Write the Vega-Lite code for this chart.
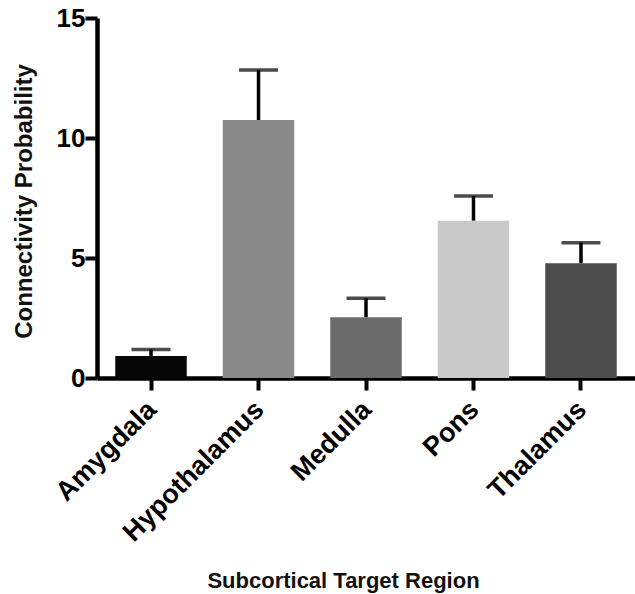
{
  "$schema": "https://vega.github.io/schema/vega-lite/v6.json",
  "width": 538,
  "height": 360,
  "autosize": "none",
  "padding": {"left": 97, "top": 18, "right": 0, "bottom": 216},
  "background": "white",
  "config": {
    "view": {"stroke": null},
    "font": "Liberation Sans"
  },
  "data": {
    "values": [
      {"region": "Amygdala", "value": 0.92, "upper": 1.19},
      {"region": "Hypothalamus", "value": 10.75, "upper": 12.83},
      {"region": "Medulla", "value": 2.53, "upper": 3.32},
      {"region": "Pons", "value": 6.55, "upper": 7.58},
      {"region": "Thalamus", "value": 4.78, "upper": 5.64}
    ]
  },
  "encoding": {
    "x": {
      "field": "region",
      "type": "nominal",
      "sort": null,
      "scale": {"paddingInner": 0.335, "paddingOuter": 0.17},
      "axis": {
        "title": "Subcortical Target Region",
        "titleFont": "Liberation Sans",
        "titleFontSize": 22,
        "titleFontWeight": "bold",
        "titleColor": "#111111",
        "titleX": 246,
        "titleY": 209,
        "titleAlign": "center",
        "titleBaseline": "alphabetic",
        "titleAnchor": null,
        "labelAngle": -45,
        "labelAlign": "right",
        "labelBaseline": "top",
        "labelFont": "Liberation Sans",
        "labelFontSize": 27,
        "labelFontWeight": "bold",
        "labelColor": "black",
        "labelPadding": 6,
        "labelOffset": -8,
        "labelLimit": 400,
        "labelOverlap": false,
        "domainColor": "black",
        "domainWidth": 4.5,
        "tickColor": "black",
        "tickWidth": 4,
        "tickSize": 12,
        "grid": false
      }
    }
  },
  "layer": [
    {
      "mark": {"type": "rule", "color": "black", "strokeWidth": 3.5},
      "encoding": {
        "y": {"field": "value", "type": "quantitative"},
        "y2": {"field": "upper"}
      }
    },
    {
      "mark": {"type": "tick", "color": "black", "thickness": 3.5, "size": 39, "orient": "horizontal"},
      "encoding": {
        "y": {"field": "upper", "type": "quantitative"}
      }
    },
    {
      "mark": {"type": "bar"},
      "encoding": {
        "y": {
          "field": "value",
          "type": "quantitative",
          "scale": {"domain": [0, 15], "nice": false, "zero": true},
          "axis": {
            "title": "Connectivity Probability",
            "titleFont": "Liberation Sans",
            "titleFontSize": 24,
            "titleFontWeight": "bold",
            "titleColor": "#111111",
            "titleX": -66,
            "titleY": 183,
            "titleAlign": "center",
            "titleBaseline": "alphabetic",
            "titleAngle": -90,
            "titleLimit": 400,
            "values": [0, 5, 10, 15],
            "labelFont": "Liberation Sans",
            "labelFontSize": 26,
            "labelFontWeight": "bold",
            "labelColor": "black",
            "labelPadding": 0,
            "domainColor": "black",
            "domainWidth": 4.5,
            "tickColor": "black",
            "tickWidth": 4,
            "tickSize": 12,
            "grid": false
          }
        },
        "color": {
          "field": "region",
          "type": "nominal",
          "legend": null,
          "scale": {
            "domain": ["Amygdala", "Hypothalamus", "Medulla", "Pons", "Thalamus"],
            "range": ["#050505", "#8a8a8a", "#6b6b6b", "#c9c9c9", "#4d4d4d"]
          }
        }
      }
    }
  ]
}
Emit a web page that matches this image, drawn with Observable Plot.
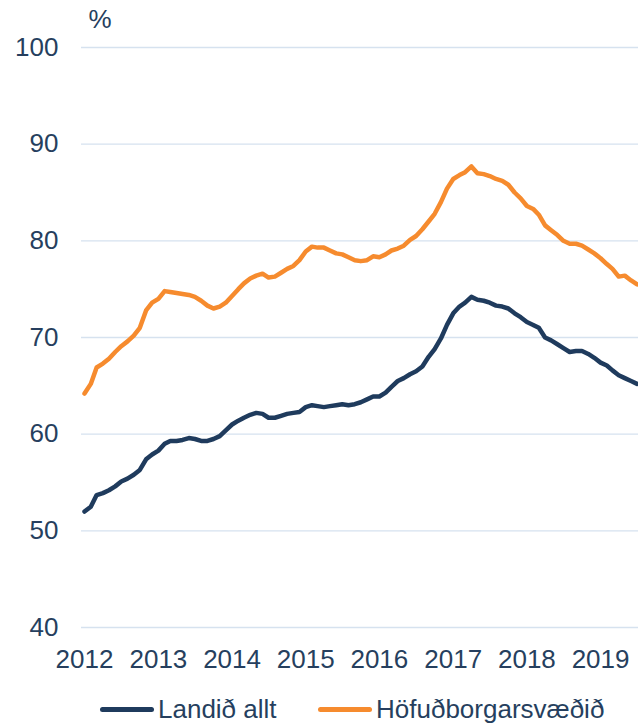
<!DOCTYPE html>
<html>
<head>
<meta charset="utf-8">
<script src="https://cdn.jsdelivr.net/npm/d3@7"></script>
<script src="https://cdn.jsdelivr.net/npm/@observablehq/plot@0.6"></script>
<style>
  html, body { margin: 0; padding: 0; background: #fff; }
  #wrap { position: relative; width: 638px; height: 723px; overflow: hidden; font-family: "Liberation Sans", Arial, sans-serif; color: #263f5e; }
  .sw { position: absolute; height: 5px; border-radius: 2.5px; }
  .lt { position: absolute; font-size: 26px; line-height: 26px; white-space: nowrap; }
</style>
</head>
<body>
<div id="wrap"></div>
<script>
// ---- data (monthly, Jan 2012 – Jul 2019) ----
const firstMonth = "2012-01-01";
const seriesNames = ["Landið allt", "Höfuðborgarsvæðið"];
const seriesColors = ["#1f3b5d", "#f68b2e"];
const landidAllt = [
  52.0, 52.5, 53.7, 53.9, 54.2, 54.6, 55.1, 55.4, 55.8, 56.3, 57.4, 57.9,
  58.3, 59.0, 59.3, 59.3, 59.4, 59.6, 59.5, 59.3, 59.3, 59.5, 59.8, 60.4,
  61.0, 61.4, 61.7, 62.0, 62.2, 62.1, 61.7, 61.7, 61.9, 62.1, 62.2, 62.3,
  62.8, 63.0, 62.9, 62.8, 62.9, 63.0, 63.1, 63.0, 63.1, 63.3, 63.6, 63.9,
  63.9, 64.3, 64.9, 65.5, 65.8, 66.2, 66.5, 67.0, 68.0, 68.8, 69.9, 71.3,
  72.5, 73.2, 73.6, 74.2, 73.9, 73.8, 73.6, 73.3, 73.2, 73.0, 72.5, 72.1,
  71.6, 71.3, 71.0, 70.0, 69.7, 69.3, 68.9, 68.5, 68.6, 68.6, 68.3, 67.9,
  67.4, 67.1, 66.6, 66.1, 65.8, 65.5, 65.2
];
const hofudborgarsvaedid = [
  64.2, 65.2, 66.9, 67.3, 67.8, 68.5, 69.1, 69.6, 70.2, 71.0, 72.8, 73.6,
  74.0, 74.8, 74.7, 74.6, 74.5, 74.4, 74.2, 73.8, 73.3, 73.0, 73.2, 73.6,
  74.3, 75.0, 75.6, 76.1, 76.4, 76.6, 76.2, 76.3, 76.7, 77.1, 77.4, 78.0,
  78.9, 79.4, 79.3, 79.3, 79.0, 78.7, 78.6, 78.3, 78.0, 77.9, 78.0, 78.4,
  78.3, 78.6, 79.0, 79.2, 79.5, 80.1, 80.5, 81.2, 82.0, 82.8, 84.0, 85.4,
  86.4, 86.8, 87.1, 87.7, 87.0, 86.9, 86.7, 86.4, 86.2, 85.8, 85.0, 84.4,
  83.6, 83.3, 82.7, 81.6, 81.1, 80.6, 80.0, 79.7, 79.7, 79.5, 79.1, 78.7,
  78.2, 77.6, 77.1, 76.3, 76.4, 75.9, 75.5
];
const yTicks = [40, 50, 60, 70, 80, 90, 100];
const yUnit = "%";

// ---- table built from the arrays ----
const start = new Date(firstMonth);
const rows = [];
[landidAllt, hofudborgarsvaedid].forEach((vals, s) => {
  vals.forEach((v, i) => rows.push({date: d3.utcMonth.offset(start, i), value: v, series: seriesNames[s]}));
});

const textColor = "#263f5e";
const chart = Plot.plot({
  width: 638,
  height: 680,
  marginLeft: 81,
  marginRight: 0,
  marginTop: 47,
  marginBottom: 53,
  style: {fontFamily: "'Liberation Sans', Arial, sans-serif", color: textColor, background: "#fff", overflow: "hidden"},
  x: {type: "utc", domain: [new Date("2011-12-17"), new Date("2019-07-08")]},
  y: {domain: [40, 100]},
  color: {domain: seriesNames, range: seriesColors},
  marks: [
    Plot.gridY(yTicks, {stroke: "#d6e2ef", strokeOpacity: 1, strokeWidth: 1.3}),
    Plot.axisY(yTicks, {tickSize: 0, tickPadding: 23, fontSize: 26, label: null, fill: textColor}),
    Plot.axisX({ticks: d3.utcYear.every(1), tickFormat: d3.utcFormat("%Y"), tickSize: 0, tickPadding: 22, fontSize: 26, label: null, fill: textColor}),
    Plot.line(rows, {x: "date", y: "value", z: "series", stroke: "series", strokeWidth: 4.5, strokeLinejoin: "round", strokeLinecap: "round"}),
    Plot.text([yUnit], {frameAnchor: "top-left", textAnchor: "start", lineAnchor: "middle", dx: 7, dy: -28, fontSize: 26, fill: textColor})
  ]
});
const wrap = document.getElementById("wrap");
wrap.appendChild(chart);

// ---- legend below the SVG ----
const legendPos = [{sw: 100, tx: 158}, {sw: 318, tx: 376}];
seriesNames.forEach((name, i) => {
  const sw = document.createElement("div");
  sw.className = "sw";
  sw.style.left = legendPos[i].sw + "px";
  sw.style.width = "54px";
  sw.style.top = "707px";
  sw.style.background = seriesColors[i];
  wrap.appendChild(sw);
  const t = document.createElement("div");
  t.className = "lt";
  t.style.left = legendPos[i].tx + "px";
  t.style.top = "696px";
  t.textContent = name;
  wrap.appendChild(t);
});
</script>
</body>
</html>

*****

▶ WRITTEN EXERCISE: Among the lines of the material above, how many include the string "this"? Report only that number.

▶ FINISHED ANSWER: 2